__REQUIRED TASK__
Copy only what lies from the line containing "Rebuild this chart" through the line containing "const yTicks = [-0.4, -0.2, 0, 0.2, 0.4, 0.6, 0.8, 1.0];" in the entries below, keeping both end lines exact and dropping every picture.

Code that draws figures
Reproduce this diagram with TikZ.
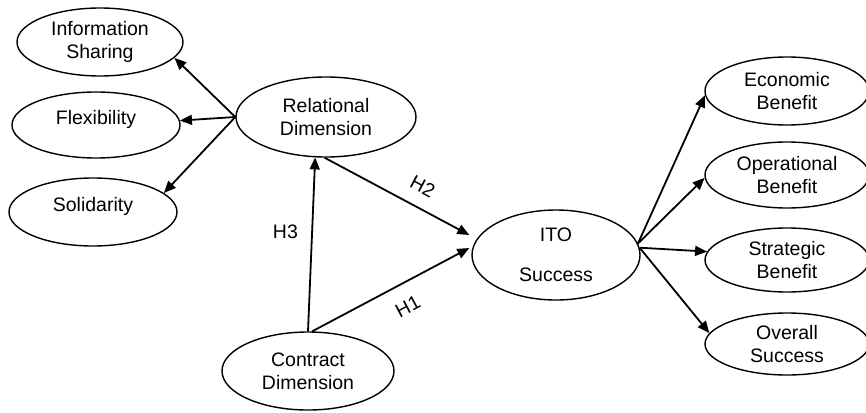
\documentclass[tikz,border=0pt]{standalone}
\usepackage{fontspec}
\setmainfont{Liberation Sans}
\usetikzlibrary{shapes.geometric, arrows.meta}
\tikzset{>={Triangle[length=12pt,width=10pt]}}
\tikzset{
  construct/.style={ellipse, draw, line width=1.4pt, inner sep=0pt, align=center,
    font=\fontsize{19.5}{23}\selectfont},
  oneline/.style={text depth=15pt},
  hyp/.style={font=\fontsize{19.5}{23}\selectfont},
  link/.style={->, line width=1.8pt}
}

\begin{document}
\begin{tikzpicture}[x=1pt, y=-1pt]
\useasboundingbox (0,0) rectangle (866,412);

\node[construct, minimum width=166pt, minimum height=68pt] (info) at (100,42) {Information\\Sharing};
\node[construct, oneline, minimum width=168pt, minimum height=66pt] (flex) at (96,125) {Flexibility};
\node[construct, oneline, minimum width=168pt, minimum height=68pt] (solid) at (93,212) {Solidarity};
\node[construct, minimum width=180pt, minimum height=80pt] (rel) at (326,117) {Relational\\Dimension};
\node[construct, minimum width=168pt, minimum height=90pt] (ito) at (556,255) {ITO\\[17pt]Success};
\node[construct, minimum width=172pt, minimum height=78pt] (contract) at (308,371) {Contract\\Dimension};
\node[construct, minimum width=164pt, minimum height=68pt] (econ) at (787,91) {Economic\\Benefit};
\node[construct, minimum width=164pt, minimum height=66pt] (oper) at (787,175) {Operational\\Benefit};
\node[construct, minimum width=164pt, minimum height=64pt] (strat) at (787,260) {Strategic\\Benefit};
\node[construct, minimum width=164pt, minimum height=62pt] (over) at (787,344) {Overall\\Success};

\draw[link] (rel.west) -- (info.-12);
\draw[link] (rel.west) -- (flex.3);
\draw[link] (rel.west) -- (solid.15);

\draw[link] (contract.north) -- (rel.-105) node[pos=.57, left=10pt, hyp] {H3};
\draw[link] (rel.-92) -- ([xshift=-2pt,yshift=20pt]ito.west) node[pos=.61, sloped, above=10pt, hyp] {H2};
\draw[link] (contract.84) -- ([xshift=-2pt,yshift=7pt]ito.west) node[pos=.54, sloped, below=12pt, hyp] {H1};

\draw[link] (ito.8) -- (econ.183);
\draw[link] (ito.8) -- (oper.182);
\draw[link] (ito.5) -- (strat.174);
\draw[link] (ito.5) -- (over.172);
\end{tikzpicture}
\end{document}
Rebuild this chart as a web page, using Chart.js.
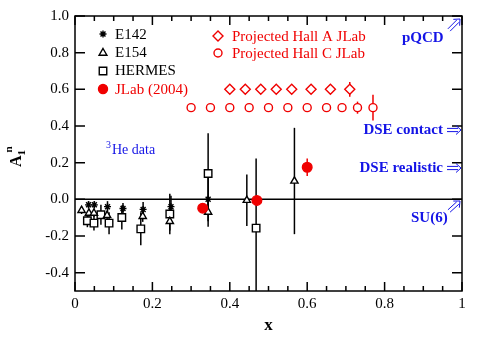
<!DOCTYPE html>
<html><head><meta charset="utf-8">
<script src="https://cdn.jsdelivr.net/npm/chart.js@4.4.1/dist/chart.umd.min.js"></script>
<style>html,body{margin:0;padding:0;background:#fff}#wrap{width:479px;height:337px}</style>
</head><body><div id="wrap"><canvas id="c" width="479" height="337"></canvas></div>
<script>
const xTicks = [0, 0.2, 0.4, 0.6, 0.8, 1];
const yTicks = [-0.4, -0.2, 0, 0.2, 0.4, 0.6, 0.8, 1.0];

// E142 (asterisks)
const e142X   = [0.035, 0.050, 0.084, 0.124, 0.176, 0.248, 0.344];
const e142Y   = [-0.030, -0.030, -0.040, -0.050, -0.055, -0.040, 0.000];
const e142Err = [0.020, 0.020, 0.030, 0.030, 0.040, 0.060, 0.120];
// E154 (triangles)
const e154X   = [0.017, 0.036, 0.049, 0.083, 0.175, 0.245, 0.344, 0.444, 0.567];
const e154Y   = [-0.060, -0.075, -0.075, -0.088, -0.093, -0.120, -0.070, -0.005, 0.100];
const e154Err = [0.020, 0.020, 0.020, 0.025, 0.030, 0.050, 0.080, 0.140, 0.290];
// HERMES (squares)
const hermX   = [0.032, 0.049, 0.067, 0.088, 0.121, 0.170, 0.245, 0.344, 0.468];
const hermY   = [-0.117, -0.130, -0.084, -0.130, -0.099, -0.161, -0.080, 0.141, -0.157];
const hermErr = [0.035, 0.040, 0.055, 0.060, 0.065, 0.090, 0.110, 0.220, 0.380];
// JLab (2004)
const jlabX   = [0.33, 0.47, 0.60];
const jlabY   = [-0.048, -0.006, 0.175];
const jlabErr = [0.024, 0.027, 0.048];
// Projected Hall A
const hallAX   = [0.40, 0.44, 0.48, 0.52, 0.56, 0.61, 0.66, 0.71];
const hallAY   = [0.60, 0.60, 0.60, 0.60, 0.60, 0.60, 0.60, 0.60];
const hallAErr = [0, 0, 0, 0, 0, 0, 0, 0.04];
// Projected Hall C
const hallCX   = [0.30, 0.35, 0.40, 0.45, 0.50, 0.55, 0.60, 0.65, 0.69, 0.73, 0.77];
const hallCY   = [0.50, 0.50, 0.50, 0.50, 0.50, 0.50, 0.50, 0.50, 0.50, 0.50, 0.50];
const hallCErr = [0, 0, 0, 0, 0, 0, 0, 0, 0, 0.033, 0.07];

const RED = '#f00000', BLUE = '#1414e6';
const SERIF = "'Liberation Serif','Times New Roman',serif";
const pts = (xs, ys) => xs.map((x, i) => ({x, y: ys[i]}));

function ds(label, xs, ys, err, style, r, col, fill, order){
  return { label, data: pts(xs, ys), err, pointStyle: style, pointRadius: r, pointHoverRadius: r,
    pointBorderColor: col, pointBackgroundColor: fill, pointBorderWidth: 1.4, order };
}

// thin double arrow (like \Rightarrow), from (x0,y0) towards (x1,y1)
function dblArrow(ctx, x0, y0, x1, y1){
  const dx = x1 - x0, dy = y1 - y0, L = Math.hypot(dx, dy), ux = dx/L, uy = dy/L, nx = -uy, ny = ux;
  ctx.save(); ctx.strokeStyle = BLUE; ctx.lineWidth = 1;
  ctx.beginPath();
  [-1.6, 1.6].forEach(o => { ctx.moveTo(x0 + nx*o, y0 + ny*o); ctx.lineTo(x1 - ux*3 + nx*o, y1 - uy*3 + ny*o); });
  ctx.moveTo(x1 - ux*5 + nx*4.5, y1 - uy*5 + ny*4.5); ctx.lineTo(x1, y1); ctx.lineTo(x1 - ux*5 - nx*4.5, y1 - uy*5 - ny*4.5);
  ctx.stroke(); ctx.restore();
}

// error bars, zero line, inward ticks, frame and the texts
const decor = {
  id: 'decor',
  beforeDatasetsDraw(chart){
    const {ctx, chartArea: a, scales: {x, y}} = chart;
    ctx.save();
    ctx.beginPath(); ctx.rect(a.left, a.top, a.right - a.left, a.bottom - a.top); ctx.clip();
    ctx.strokeStyle = '#000'; ctx.lineWidth = 1.5;
    ctx.beginPath(); ctx.moveTo(a.left, y.getPixelForValue(0)); ctx.lineTo(a.right, y.getPixelForValue(0)); ctx.stroke();
    chart.data.datasets.forEach(d => {
      ctx.strokeStyle = d.pointBorderColor; ctx.lineWidth = 1.5;
      d.data.forEach((p, i) => {
        const e = d.err[i]; if(!e) return;
        const px = x.getPixelForValue(p.x);
        ctx.beginPath(); ctx.moveTo(px, y.getPixelForValue(p.y - e)); ctx.lineTo(px, y.getPixelForValue(p.y + e)); ctx.stroke();
      });
    });
    ctx.restore();
  },
  afterDraw(chart){
    const {ctx, chartArea: a, scales: {x, y}} = chart;
    ctx.save();
    ctx.strokeStyle = '#000'; ctx.lineWidth = 1.5;
    ctx.strokeRect(a.left, a.top, a.right - a.left, a.bottom - a.top);
    ctx.beginPath();
    for(let v = 0; v <= 1.0001; v += 0.05){
      const px = x.getPixelForValue(v), major = Math.abs(v*5 - Math.round(v*5)) < 1e-6, L = major ? 9 : 5;
      ctx.moveTo(px, a.bottom); ctx.lineTo(px, a.bottom - L);
      ctx.moveTo(px, a.top); ctx.lineTo(px, a.top + L);
    }
    yTicks.forEach(v => {
      const py = y.getPixelForValue(v);
      ctx.moveTo(a.left, py); ctx.lineTo(a.left + 10, py);
      ctx.moveTo(a.right, py); ctx.lineTo(a.right - 10, py);
    });
    ctx.stroke();

    // legend
    const mark = (style, px, py, r, col, fill) => {
      ctx.save(); ctx.strokeStyle = col; ctx.fillStyle = fill; ctx.lineWidth = 1.4;
      ctx.beginPath();
      if(style === 'star'){
        for(let k = 0; k < 4; k++){ const t = k*Math.PI/4; ctx.moveTo(px - r*Math.cos(t), py - r*Math.sin(t)); ctx.lineTo(px + r*Math.cos(t), py + r*Math.sin(t)); }
        ctx.stroke();
      } else {
        if(style === 'triangle'){ ctx.moveTo(px, py - r); ctx.lineTo(px + r*0.87, py + r/2); ctx.lineTo(px - r*0.87, py + r/2); ctx.closePath(); }
        else if(style === 'rect'){ const s = r*0.75; ctx.rect(px - s, py - s, 2*s, 2*s); }
        else if(style === 'rectRot'){ ctx.moveTo(px, py - r); ctx.lineTo(px + r, py); ctx.lineTo(px, py + r); ctx.lineTo(px - r, py); ctx.closePath(); }
        else ctx.arc(px, py, r, 0, Math.PI*2);
        ctx.fill(); ctx.stroke();
      }
      ctx.restore();
    };
    ctx.textBaseline = 'middle'; ctx.textAlign = 'left';
    ctx.font = '15px ' + SERIF;
    mark('star', 103, 34, 3.5, '#000', '#fff');     ctx.fillStyle = '#000'; ctx.fillText('E142', 115, 35);
    mark('triangle', 103, 53, 4.5, '#000', '#fff'); ctx.fillStyle = '#000'; ctx.fillText('E154', 115, 53);
    mark('rect', 103, 71, 5, '#000', '#fff');       ctx.fillStyle = '#000'; ctx.fillText('HERMES', 115, 71);
    mark('circle', 103, 89, 4.5, RED, RED);         ctx.fillStyle = RED; ctx.fillText('JLab (2004)', 115, 90);
    mark('rectRot', 218, 36, 5, RED, '#fff');       ctx.fillStyle = RED; ctx.fillText('Projected Hall A JLab', 232, 37);
    mark('circle', 218, 53, 4, RED, '#fff');        ctx.fillStyle = RED; ctx.fillText('Projected Hall C JLab', 232, 54);

    // model labels
    ctx.fillStyle = BLUE;
    ctx.font = 'bold 15px ' + SERIF;
    ctx.fillText('pQCD', 402, 38);
    ctx.fillText('SU(6)', 411, 218);
    ctx.textAlign = 'right';
    ctx.fillText('DSE contact', 443, 130);
    ctx.fillText('DSE realistic', 443, 168);
    dblArrow(ctx, 447, 130, 461, 130);
    dblArrow(ctx, 447, 168, 461, 168);
    dblArrow(ctx, 449, 30, 460, 19);
    dblArrow(ctx, 449, 211, 460, 201);
    ctx.textAlign = 'left';
    ctx.font = '10px ' + SERIF;
    ctx.fillText('3', 106, 145);
    ctx.font = '14px ' + SERIF;
    ctx.fillText('He data', 112, 150);

    // axis titles
    ctx.fillStyle = '#000';
    ctx.font = 'bold 17px ' + SERIF;
    ctx.textAlign = 'center'; ctx.textBaseline = 'middle';
    ctx.fillText('x', (a.left + a.right)/2, 326);
    ctx.save();
    ctx.translate(21, 167); ctx.rotate(-Math.PI/2);
    ctx.textAlign = 'left'; ctx.textBaseline = 'alphabetic';
    ctx.font = 'bold 16px ' + SERIF; ctx.fillText('A', 0, 0);
    const aw = ctx.measureText('A').width;
    ctx.font = 'bold 11px ' + SERIF; ctx.fillText('1', aw, 4);
    ctx.fillText('n', aw + 3, -9);
    ctx.restore();
    ctx.restore();
  }
};

new Chart(document.getElementById('c'), {
  type: 'scatter',
  data: { datasets: [
    ds('JLab (2004)', jlabX, jlabY, jlabErr, 'circle', 4.8, RED, RED, 0),
    ds('E142', e142X, e142Y, e142Err, 'star', 3.5, '#000', '#fff', 1),
    ds('E154', e154X, e154Y, e154Err, 'triangle', 4.2, '#000', '#fff', 2),
    ds('HERMES', hermX, hermY, hermErr, 'rect', 5.3, '#000', '#fff', 3),
    ds('Projected Hall A JLab', hallAX, hallAY, hallAErr, 'rectRot', 5, RED, '#fff', 4),
    ds('Projected Hall C JLab', hallCX, hallCY, hallCErr, 'circle', 4, RED, '#fff', 5)
  ]},
  options: {
    responsive: false, animation: false,
    layout: { padding: { left: 0, right: 17, top: 16, bottom: 0 } },
    plugins: { legend: { display: false }, tooltip: { enabled: false } },
    scales: {
      x: { type: 'linear', min: 0, max: 1,
        afterBuildTicks: s => { s.ticks = xTicks.map(v => ({value: v})); },
        afterFit: s => { s.height = 46; },
        grid: { display: false, drawTicks: false }, border: { display: false },
        ticks: { autoSkip: false, maxRotation: 0, padding: 4, color: '#000', font: { family: SERIF, size: 15 },
          callback: v => (v === 0 || v === 1) ? String(v) : v.toFixed(1) } },
      y: { type: 'linear', min: -0.5, max: 1.0,
        afterBuildTicks: s => { s.ticks = yTicks.map(v => ({value: v})); },
        afterFit: s => { s.width = 75; },
        grid: { display: false, drawTicks: false }, border: { display: false },
        ticks: { autoSkip: false, padding: 6, color: '#000', font: { family: SERIF, size: 15 },
          callback: v => v.toFixed(1) } }
    }
  },
  plugins: [decor]
});
</script></body></html>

__SOLUTION BELOW__
Rebuild this chart as a web page, using Chart.js.
<!DOCTYPE html>
<html><head><meta charset="utf-8">
<script src="https://cdn.jsdelivr.net/npm/chart.js@4.4.1/dist/chart.umd.min.js"></script>
<style>html,body{margin:0;padding:0;background:#fff}#wrap{width:479px;height:337px}</style>
</head><body><div id="wrap"><canvas id="c" width="479" height="337"></canvas></div>
<script>
const xTicks = [0, 0.2, 0.4, 0.6, 0.8, 1];
const yTicks = [-0.4, -0.2, 0, 0.2, 0.4, 0.6, 0.8, 1.0];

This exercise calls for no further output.